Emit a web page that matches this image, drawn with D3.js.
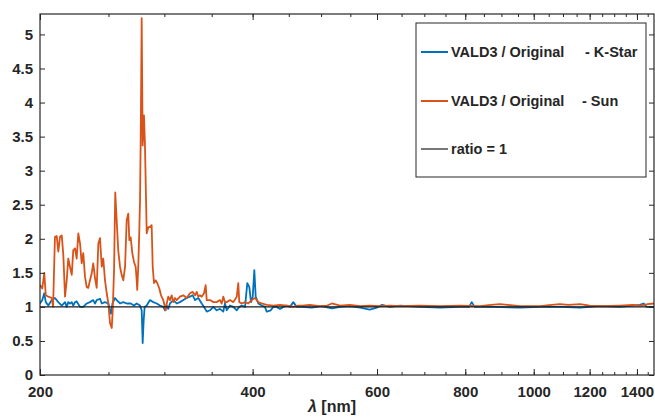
<!DOCTYPE html>
<html>
<head>
<meta charset="utf-8">
<script src="https://cdn.jsdelivr.net/npm/d3@7"></script>
<style>
  body { margin: 0; background: #fff; }
  text { font-family: "Liberation Sans", Arial, sans-serif; font-weight: bold; fill: #262626; }
</style>
</head>
<body>
<svg id="chart" width="655" height="418"></svg>
<script>
// ratio of VALD3 line list vs original, two stars, log wavelength axis

var kstarWl = [200, 201.5, 202.8, 203.8, 205.5, 207.8, 210.0, 212.3, 214.7, 217.0, 218.2, 219.3, 220.5, 221.8,
  222.9, 224.2, 225.4, 227.9, 230.3, 232.9, 235.4, 237.9, 239.3, 240.6, 243.2, 244.6, 247.2, 249.9, 251.3,
  252.1, 253.3, 255.4, 256.8, 259.6, 262.4, 265.3, 268.8, 271.7, 274.1, 277.1, 278.6, 279.5, 280.4, 281.3,
  283.2, 286.2, 289.3, 292.6, 295.7, 298.9, 300.6, 302.3, 303.8, 305.5, 308.8, 312.3, 315.6, 319.1, 322.6,
  326.1, 329.0, 331.5, 335.1, 338.8, 341.4, 344.4, 348.1, 351.9, 355.8, 359.6, 363.5, 365.5, 367.6, 371.5,
  375.6, 379.8, 383.0, 386.0, 390.2, 393.1, 395.7, 397.9, 400.1, 402.2, 404.0, 407.5, 412.0, 416.4, 418.7,
  424.3, 427.9, 432.6, 437.3, 442.0, 447.0, 451.8, 456.7, 461.8, 470, 485, 500, 518, 532, 549, 568, 586,
  600, 610, 626, 647, 690, 737, 786, 810, 817, 825, 870, 956, 1021, 1089, 1163, 1241, 1325, 1414, 1430,
  1445, 1480];
var kstarRatio = [1.05, 1.1, 1.2, 1.07, 1.02, 1.1, 1.13, 1.07, 1.02, 1.07, 1.0, 1.07, 1.05, 1.07,
  1.02, 1.07, 1.08, 1.0, 1.0, 1.05, 1.07, 1.1, 1.05, 1.1, 1.12, 1.05, 1.07, 1.05, 0.95,
  0.9, 1.05, 1.13, 1.1, 1.05, 1.07, 1.05, 1.05, 1.02, 1.05, 1.02, 0.95, 0.47, 0.8, 1.0,
  1.02, 1.1, 1.07, 1.05, 1.02, 1.0, 0.95, 1.02, 0.97, 1.05, 1.1, 1.05, 1.07, 1.1, 1.13,
  1.15, 1.17, 1.1, 1.13, 1.05, 1.0, 0.93, 0.95, 1.0, 0.95, 0.97, 0.93, 1.05, 0.95, 1.02,
  1.0, 0.95, 1.0, 1.02, 1.0, 1.35, 1.29, 1.07, 1.15, 1.54, 1.15, 1.05, 1.02, 1.0, 0.93,
  0.95, 1.0, 1.0, 0.97, 1.0, 1.02, 1.0, 1.07, 1.0, 1.0, 0.99, 1.01, 0.98, 1.0, 1.01, 0.99, 0.96,
  0.99, 1.03, 1.0, 1.02, 1.0, 0.99, 1.0, 1.0, 1.07, 1.0, 1.0, 0.99, 1.0, 1.0, 0.99, 1.01, 1.0, 1.03, 1.05,
  1.0, 1.0];

var sunWl = [200, 201.5, 202.8, 203.8, 205.5, 207.8, 208.7, 210.0, 211.2, 212.3, 213.5, 214.7, 215.8, 217.0,
  218.2, 219.3, 220.5, 221.8, 222.9, 224.2, 225.4, 226.6, 227.9, 229.1, 230.3, 231.6, 232.9, 234.1, 235.4,
  236.7, 237.9, 239.3, 240.6, 241.9, 243.2, 244.6, 245.8, 247.2, 248.6, 249.9, 251.3, 252.7, 253.5, 254.6,
  255.6, 256.8, 258.1, 259.6, 261.0, 262.4, 263.9, 265.3, 266.7, 267.6, 268.8, 270.2, 271.7, 273.2, 274.1,
  274.6, 275.5, 276.4, 277.1, 277.8, 278.6, 279.5, 280.7, 281.6, 283.2, 284.7, 286.2, 287.8, 288.8, 290.0,
  291.6, 293.1, 295.1, 296.7, 298.9, 301.3, 302.3, 303.8, 305.5, 307.2, 308.8, 310.5, 312.3, 315.6, 319.1,
  322.6, 326.1, 329.0, 331.5, 333.3, 335.1, 336.9, 338.8, 341.4, 343.2, 344.4, 348.1, 351.9, 355.8, 359.6,
  361.6, 363.5, 365.5, 367.6, 371.5, 375.6, 379.8, 381.7, 383.0, 386.0, 390.2, 394.4, 398.8, 403.1, 407.5,
  412.0, 418.7, 427.9, 437.3, 447.0, 456.7, 464, 470, 482, 498, 510, 518, 532, 549, 568, 586, 606, 626,
  647, 690, 737, 786, 839, 870, 896, 956, 1021, 1060, 1089, 1120, 1163, 1200, 1241, 1325, 1380, 1414,
  1450, 1480];
var sunRatio = [1.32, 1.27, 1.5, 1.17, 1.15, 1.13, 1.0, 2.03, 2.04, 1.81, 2.03, 2.05, 1.76, 1.15,
  1.39, 1.71, 1.59, 1.47, 1.83, 1.86, 1.71, 2.08, 1.93, 1.64, 1.79, 1.44, 1.29, 1.28, 1.39,
  1.49, 1.64, 1.42, 1.28, 1.93, 2.01, 1.59, 1.71, 1.39, 1.2, 1.05, 0.76, 0.69, 0.95, 1.54,
  2.68, 2.27, 1.83, 1.59, 1.47, 1.39, 1.59, 2.27, 2.37, 1.98, 2.02, 1.79, 1.66, 1.59, 1.39,
  1.25, 1.59, 2.08, 2.57, 3.6, 5.24, 3.37, 3.81, 3.37, 2.08, 2.17, 2.17, 2.2, 1.59, 1.35,
  1.39, 1.35, 1.27, 1.17, 1.1, 0.95, 1.05, 1.15, 1.1, 1.17, 1.07, 1.13, 1.1, 1.15, 1.17,
  1.13, 1.2, 1.22, 1.17, 1.22, 1.15, 1.17, 1.15, 1.2, 1.32, 1.1, 1.1, 1.07, 1.07, 1.1,
  1.05, 1.15, 1.07, 1.07, 1.1, 1.07, 1.15, 1.35, 1.07, 1.05, 1.07, 1.05, 1.1, 1.13, 1.07,
  1.05, 1.03, 1.02, 1.03, 1.02, 1.0, 1.02, 1.02, 1.03, 1.01, 1.02, 1.05, 1.02, 1.03, 1.01, 1.02, 1.01, 1.02,
  1.01, 1.02, 1.01, 1.02, 1.01, 1.03, 1.04, 1.01, 1.01, 1.03, 1.04, 1.03, 1.04, 1.02, 1.01, 1.02, 1.03, 1.02,
  1.04, 1.05];

var xTicksMajor = [200, 400, 600, 800, 1000, 1200, 1400];
var xTicksMinor = d3.range(250, 1480, 50);
var yTicks = [0, 0.5, 1, 1.5, 2, 2.5, 3, 3.5, 4, 4.5, 5];

var legendLabels = ["VALD3 / Original", "VALD3 / Original", "ratio = 1"];
var legendSuffix = ["- K-Star", "- Sun", ""];
var colors = ["#0072BD", "#D95319", "#777777"];

var svg = d3.select("#chart");
// note: "top" is a read-only window global, so use other names for the margins
var pL = 40, pR = 654, pT = 14, pB = 375;

var x = d3.scaleLog().domain([200, 1480]).range([pL, pR]);
var y = d3.scaleLinear().domain([0, 5.3]).range([pB, pT]);

svg.append("clipPath").attr("id", "clip")
  .append("rect").attr("x", pL).attr("y", pT)
  .attr("width", pR - pL).attr("height", pB - pT);

var line = d3.line()
  .x(function(d) { return x(d[0]); })
  .y(function(d) { return y(d[1]); });

var series = [
  d3.zip(kstarWl, kstarRatio),
  d3.zip(sunWl, sunRatio)
];

var plot = svg.append("g").attr("clip-path", "url(#clip)");

plot.selectAll("path.series")
  .data(series)
  .enter()
  .append("path")
  .attr("class", "series")
  .attr("d", line)
  .attr("fill", "none")
  .attr("stroke", function(d, i) { return colors[i]; })
  .attr("stroke-width", 1.8)
  .attr("stroke-linejoin", "round");

// the ratio = 1 reference line goes on top
plot.append("path")
  .attr("d", line([[200, 1], [1480, 1]]))
  .attr("stroke", "#1a1a1a")
  .attr("stroke-width", 1.3);

// axes: ticks point inward, on all four sides like matlab
var axisColor = "#262626";

svg.append("g").attr("transform", "translate(0," + pB + ")")
  .call(d3.axisBottom(x).tickValues(xTicksMajor).tickFormat(d3.format("d")).tickSize(-6).tickPadding(11));
svg.append("g").attr("transform", "translate(0," + pB + ")")
  .call(d3.axisBottom(x).tickValues(xTicksMinor).tickFormat("").tickSize(-3));
svg.append("g").attr("transform", "translate(0," + pT + ")")
  .call(d3.axisTop(x).tickValues(xTicksMajor).tickFormat("").tickSize(-6));
svg.append("g").attr("transform", "translate(0," + pT + ")")
  .call(d3.axisTop(x).tickValues(xTicksMinor).tickFormat("").tickSize(-3));

svg.append("g").attr("transform", "translate(" + pL + ",0)")
  .call(d3.axisLeft(y).tickValues(yTicks).tickFormat(d3.format("~g")).tickSize(-5).tickPadding(7));
svg.append("g").attr("transform", "translate(" + pR + ",0)")
  .call(d3.axisRight(y).tickValues(yTicks).tickFormat("").tickSize(-5));

svg.selectAll(".domain").remove();
svg.selectAll(".tick line").attr("stroke", axisColor);
svg.selectAll(".tick text").attr("font-size", "15px").attr("fill", axisColor)
  .style("font-family", "Liberation Sans, Arial, sans-serif").style("font-weight", "bold");

// box around the axes
svg.append("rect")
  .attr("x", pL).attr("y", pT)
  .attr("width", pR - pL).attr("height", pB - pT)
  .attr("fill", "none").attr("stroke", axisColor).attr("stroke-width", 1.2);

// x label
var xl = svg.append("text").attr("x", 332).attr("y", 412)
  .attr("text-anchor", "middle").attr("font-size", "16px");
xl.append("tspan").attr("font-style", "italic").text("λ");
xl.append("tspan").text(" [nm]");

// legend
var lg = svg.append("g");
lg.append("rect")
  .attr("x", 416).attr("y", 23).attr("width", 230).attr("height", 154)
  .attr("fill", "#fff").attr("stroke", axisColor).attr("stroke-width", 1);

var rowY = [52, 101, 149];
var suffixX = [585, 582, 0];

legendLabels.forEach(function(lab, i) {
  lg.append("line")
    .attr("x1", 421).attr("x2", 448)
    .attr("y1", rowY[i]).attr("y2", rowY[i])
    .attr("stroke", colors[i]).attr("stroke-width", 2);
  lg.append("text").attr("x", 451).attr("y", rowY[i] + 5)
    .attr("font-size", "14.5px").text(lab);
  if (legendSuffix[i]) {
    lg.append("text").attr("x", suffixX[i]).attr("y", rowY[i] + 5)
      .attr("font-size", "14.5px").text(legendSuffix[i]);
  }
});
</script>
</body>
</html>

§ WHAT YOU NEED TO DO: From the first line of the material down to the line containing "log wavelength axis", inclusive, return each line exactly, skipping any picture.

§ RESULT FOR THIS TASK:
Emit a web page that matches this image, drawn with D3.js.
<!DOCTYPE html>
<html>
<head>
<meta charset="utf-8">
<script src="https://cdn.jsdelivr.net/npm/d3@7"></script>
<style>
  body { margin: 0; background: #fff; }
  text { font-family: "Liberation Sans", Arial, sans-serif; font-weight: bold; fill: #262626; }
</style>
</head>
<body>
<svg id="chart" width="655" height="418"></svg>
<script>
// ratio of VALD3 line list vs original, two stars, log wavelength axis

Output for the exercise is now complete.